Although Jaleel White hasn’t since gotten our attention the way he did with Urkel, his career outside of Family Matters is pretty interesting, although not necessarily stellar. For one, White is actually not a nerd or even a post-nerd blipster, even if that’s what Urkel looked like on the show (thick plastic glasses, cardigans, and high-water jeans). Second, after Family Matters ended its run, White was actually kind of bitter about the public associating him solely with a nerd. In a 1999 NYT feature on White, Christopher Nixon explained:

That bitterness grew from his feeling, long before the show ended, that he had wholly outgrown his inner Urkel, Mr. White said. In his senior year at the University of California at Los Angeles he is a film student and avid jock, closely following pro and college basketball and hanging out with Anfernee Hardaway, backcourt for the Phoenix Suns. His speech is fast and colorful — ”Some mango would be the bomb,” he tells a waitress at the Four Seasons Hotel — and his abilities as a performer, he says, extend far beyond geekdom.

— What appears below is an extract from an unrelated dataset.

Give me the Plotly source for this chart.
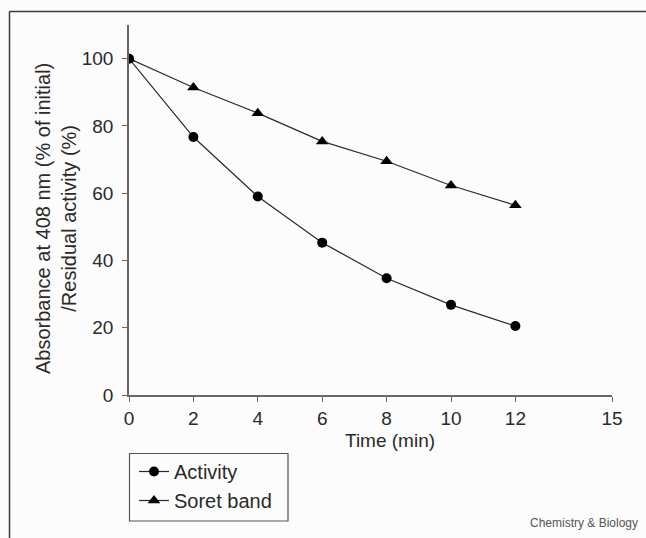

Indeed, as Nixon suggests, White was actually kind of a bro, and in general, a look at his other work does show that he’s capable of playing different types of roles (for anyone interested in seeing first-hand documentation of his brohood, his sports blog for the NBA is available here).

Throughout the ’90s, White did voice acting for several cartoons, both in film and for television. He voiced the character “Bladebeak,” a combination of an axe and a chicken, in 1998’s Quest for Camelot. He was surrounded by an all-star cast that included Cary Elwes, Gary Oldman, Pierce Brosnan, and Gabriel Byrne. White then voiced the 15-year-old Martin Luther King Jr. in the educational feature-length cartoon, Our Friend, Martin (1999), which also featured a notable cast, among them Samuel L. Jackson, Whoopie Goldberg, Ashley Judd, John Travolta, and James Earl Jones (Jones played “Father King”).

In television, White was the voice of Sonic the Hedgehog in three different series based on the popular Sega videogame: Adventures of Sonic the Hedgehog, Sonic the Hedgehog, and Sonic Underground.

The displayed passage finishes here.